Penn State Dickinson School of Law

Client: The Pennsylvania State University
Location: State College, Pennsylvania

Gannett Fleming performed erosion and sedimentation control (ESC) and stormwater management for the Penn State Dickinson School of Law. The project was designed to meet or exceed the ESC requirements of the Pennsylvania Department of Environmental Protection and the Centre County Conservation District, which approved the ESC plan. Construction was sequenced to reduce the amount of erosion occurring from the site. Erosion and sediment that occur from the site are collected and contained within the site with the use of several temporary ESC best management practices.

Stormwater runoff from the site flows through storm sewers to the existing Flower Garden site. The Flower Garden has been studied and has significant infiltration rates and capacity. The existing site condition was a large parking lot area. The proposed project reduces the amount of impervious on the site, thereby reducing the post development flow rate and quantity to less than the pre-development flow rate and quantity. The site was designed to flow runoff from the site over the Flower Garden, and this runoff will enter the ground in the Flower Garden. The project is attempting to achieve LEED® certification.

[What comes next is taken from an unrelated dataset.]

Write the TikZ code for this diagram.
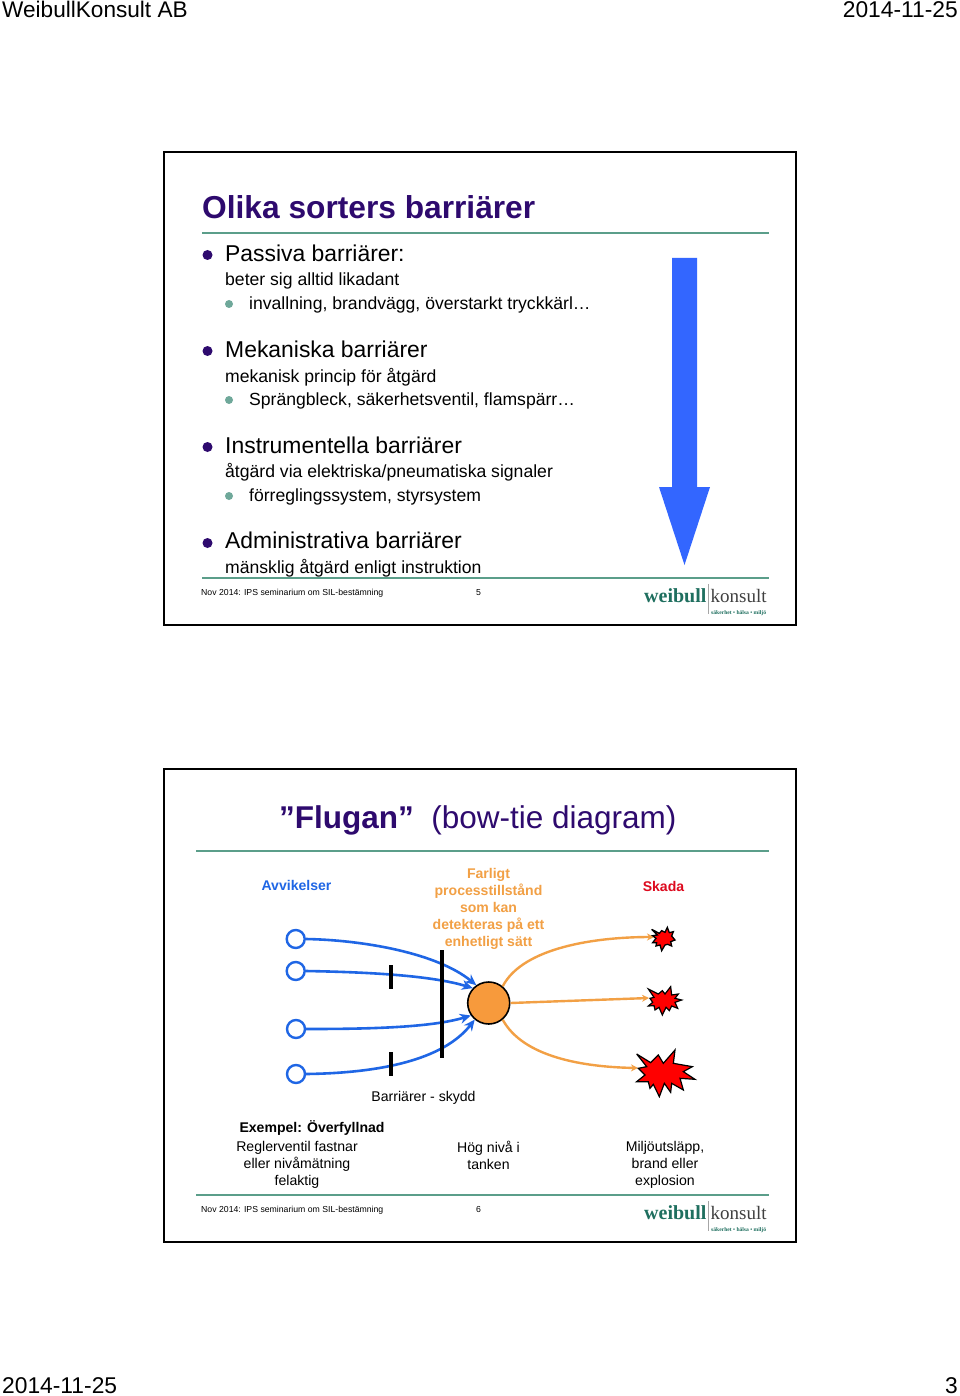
\documentclass[tikz,border=0pt]{standalone}
\usepackage{fontspec}
\setmainfont{Liberation Sans}
\newfontfamily\logofont{Liberation Serif}
\usetikzlibrary{arrows.meta}
\definecolor{titlec}{HTML}{2E0A6E}
\definecolor{subb}{HTML}{6FA89A}
\definecolor{rulec}{HTML}{5B9E8A}
\definecolor{arrowb}{HTML}{3366FF}
\definecolor{flowb}{HTML}{1F66E5}
\definecolor{flowo}{HTML}{F2A045}
\definecolor{hazard}{HTML}{F79A3C}
\definecolor{skada}{HTML}{DD0A1E}
\definecolor{logog}{HTML}{1F6F5F}
\newcommand{\fs}[2]{\fontsize{#1}{#2}\selectfont}
\tikzset{
 lab/.style={anchor=base west,inner sep=0pt,text=black},
 labr/.style={anchor=base east,inner sep=0pt,text=black},
 head/.style={lab,font=\fs{22.9}{27}},
 body/.style={lab,font=\fs{17.6}{22}},
 foot/.style={lab,font=\fs{8.7}{11}},
 big/.style={circle,fill=titlec,inner sep=0pt,minimum size=10pt},
 small/.style={circle,fill=subb,inner sep=0pt,minimum size=8pt},
 slide/.style={draw=black,line width=2pt,fill=white},
 grule/.style={draw=rulec,line width=2pt},
 ctext/.style={align=center,inner sep=0pt,font=\fs{14.1}{17}},
 bctext/.style={ctext,font=\fs{14.05}{17}\bfseries},
 src/.style={circle,draw=flowb,line width=2.4pt,inner sep=0pt,minimum size=18pt,fill=white},
 flowB/.style={draw=flowb,line width=2.6pt,-{Stealth[length=11pt,width=10pt]}},
 flowO/.style={draw=flowo,line width=2.4pt,-{Stealth[length=7pt,width=7pt]}},
 bar/.style={draw=black,line width=3.8pt},
 burst/.style={draw=black,fill=red,line join=miter,miter limit=4},
 logoa/.style={inner sep=0pt,anchor=base west,text=logog,font=\logofont\fs{20}{22}\bfseries},
 logob/.style={inner sep=0pt,anchor=base west,text=black!75,font=\logofont\fs{19}{22}},
 logoc/.style={inner sep=0pt,anchor=base west,text=logog,font=\logofont\fs{5.6}{6}\bfseries},
}
\begin{document}
\begin{tikzpicture}[x=1pt,y=-1pt]
\useasboundingbox (0,0) rectangle (960,1396);
\fill[white] (0,0) rectangle (960,1396);
% page header / footer
\node[lab,font=\fs{22.6}{26}] (hl) at (2,18) {WeibullKonsult AB};
\node[labr,font=\fs{22.8}{26}] (hr) at (958,18) {2014-11-25};
\node[lab,font=\fs{22.8}{26}] (fl) at (2,1393) {2014-11-25};
\node[labr,font=\fs{22.8}{26}] (fr) at (958,1393) {3};
% slide 1
\draw[slide] (164,152) rectangle (796,625);
\node[lab,text=titlec,font=\fs{31.7}{36}\bfseries] (t1) at (202,219) {Olika sorters barriärer};
\draw[grule] (202,233) -- (769,233);
\node[big] (b1) at (207.5,255) {};
\node[head] (p1) at (225,262) {Passiva barriärer:};
\node[body] (p1a) at (225,286) {beter sig alltid likadant};
\node[small] (s1) at (229,304) {};
\node[body] (p1b) at (249,309) {invallning, brandvägg, överstarkt tryckkärl…};
\node[big] (b2) at (207.5,351) {};
\node[head] (p2) at (225,357) {Mekaniska barriärer};
\node[body] (p2a) at (225,382) {mekanisk princip för åtgärd};
\node[small] (s2) at (229,400) {};
\node[body] (p2b) at (249,405) {Sprängbleck, säkerhetsventil, flamspärr…};
\node[big] (b3) at (207.5,447) {};
\node[head] (p3) at (225,453) {Instrumentella barriärer};
\node[body] (p3a) at (225,477) {åtgärd via elektriska/pneumatiska signaler};
\node[small] (s3) at (229,496) {};
\node[body] (p3b) at (249,501) {förreglingssystem, styrsystem};
\node[big] (b4) at (207.5,543) {};
\node[head] (p4) at (225,548) {Administrativa barriärer};
\node[body] (p4a) at (225,573) {mänsklig åtgärd enligt instruktion};
\fill[arrowb] (672,258) -- (697,258) -- (697,487) -- (710,487) -- (684.5,565) -- (659,487) -- (672,487) -- cycle;
\draw[grule] (202,578) -- (769,578);
\node[foot] (f1) at (201,595.5) {Nov 2014: IPS seminarium om SIL-bestämning};
\node[foot] (n1) at (476,595) {5};
\node[logoa] (l1a) at (644,602) {weibull};
\draw[black!35,line width=.8pt] (708,584) -- (708,614);
\node[logob] (l1b) at (710.5,602) {konsult};
\node[logoc] (l1c) at (711,614) {säkerhet • hälsa • miljö};
% slide 2
\draw[slide] (164,769) rectangle (796,1242);
\node[lab,text=titlec,font=\fs{31.5}{38}] (t2) at (279,828) {\textbf{”Flugan”}\hspace{17.5pt}(bow-tie diagram)};
\draw[grule] (196,851) -- (769,851);
\node[bctext,text=flowb] (av) at (296.5,885.5) {Avvikelser};
\node[bctext,text=flowo] (fa) at (488.5,908.5) {Farligt\\processtillstånd\\som kan\\detekteras på ett\\enhetligt sätt};
\node[bctext,text=skada] (sk) at (663.5,886) {Skada};
% bow tie
\node[src] (c1) at (295.7,939) {};
\node[src] (c2) at (295.7,971) {};
\node[src] (c3) at (296,1029) {};
\node[src] (c4) at (296,1074) {};
\node[circle,draw=black,line width=1.6pt,fill=hazard,inner sep=0pt,minimum size=42pt] (hz) at (488.7,1003) {};
\coordinate (e1) at (654,937);
\coordinate (e2) at (649,998);
\coordinate (e3) at (638,1068);
\coordinate (bt) at (442.3,950);
\coordinate (bb) at (442.3,1058);
\coordinate (s1t) at (391.3,965);
\coordinate (s1b) at (391.3,989);
\coordinate (s2t) at (391.3,1052);
\coordinate (s2b) at (391.3,1076);
\draw[flowB] (c1.east) .. controls (363,940) and (437,953) .. (hz.125);
\draw[flowB] (c2.east) .. controls (363,972) and (430,975) .. (hz.137);
\draw[flowB] (c3.east) .. controls (363,1029) and (430,1028) .. (hz.215);
\draw[flowB] (c4.east) .. controls (380,1073) and (443,1060) .. (hz.230);
\draw[bar] (bt) -- (bb);
\draw[bar] (s1t) -- (s1b);
\draw[bar] (s2t) -- (s2b);
\draw[flowO] (hz.50) .. controls (523,947) and (597,937) .. (e1);
\draw[flowO] (hz.0) -- (e2);
\draw[flowO] (hz.-50) .. controls (523,1057) and (583,1067) .. (e3);
% bursts
\begin{scope}[shift={(630,920)},x=0.3333pt,y=-0.3333pt]
\draw[burst,line width=1.3pt] (65,28)--(88,40)--(95,32)--(105,37)--(112,22)--(118,38)--(130,35)--(125,48)--(135,60)--(122,65)--(125,78)--(113,73)--(105,75)--(95,92)--(90,75)--(78,78)--(80,68)--(68,68)--(78,55)--(68,47)--(82,45)--cycle;
\draw[burst,line width=1.2pt] (55,207)--(85,222)--(97,212)--(105,222)--(122,200)--(125,225)--(145,222)--(135,235)--(155,240)--(135,247)--(143,265)--(125,258)--(118,272)--(108,262)--(97,285)--(87,262)--(75,270)--(72,257)--(55,258)--(68,247)--(60,235)--(72,232)--cycle;
\draw[burst,line width=1.2pt] (20,402)--(62,428)--(85,405)--(100,430)--(135,390)--(130,430)--(187,440)--(160,455)--(195,478)--(150,475)--(160,510)--(125,490)--(122,517)--(103,490)--(88,530)--(70,493)--(60,505)--(55,485)--(20,485)--(45,465)--(25,445)--(50,440)--cycle;
\end{scope}
\node[ctext] (ba) at (423.5,1098) {Barriärer - skydd};
\node[bctext] (ex) at (312,1128) {Exempel: Överfyllnad};
\node[ctext] (d1) at (297,1164.5) {Reglerventil fastnar\\eller nivåmätning\\felaktig};
\node[ctext] (d2) at (488.5,1155) {Hög nivå i\\tanken};
\node[ctext] (d3) at (665,1164.5) {Miljöutsläpp,\\brand eller\\explosion};
\draw[grule] (196,1195) -- (769,1195);
\node[foot] (f2) at (201,1212.5) {Nov 2014: IPS seminarium om SIL-bestämning};
\node[foot] (n2) at (476,1212) {6};
\node[logoa] (l2a) at (644,1219) {weibull};
\draw[black!35,line width=.8pt] (708,1201) -- (708,1231);
\node[logob] (l2b) at (710.5,1219) {konsult};
\node[logoc] (l2c) at (711,1231) {säkerhet • hälsa • miljö};
\end{tikzpicture}
\end{document}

Penn State Scranton Worthington Business Classroom Building

Client: The Pennsylvania State University
Location: Throop, Pennsylvania

This project was designed to meet or exceed the erosion and sedimentation control (ESC) requirements of the Pennsylvania Department of Environmental Protection and the Lackawanna County Conservation District, which approved the ESC plan. Construction was sequenced to reduce the amount of erosion occurring from the site. Erosion and sediment that occur from the site are collected and contained within the site with the use of several temporary ESC best management practices. The project is attempting to achieve LEED® Silver certification.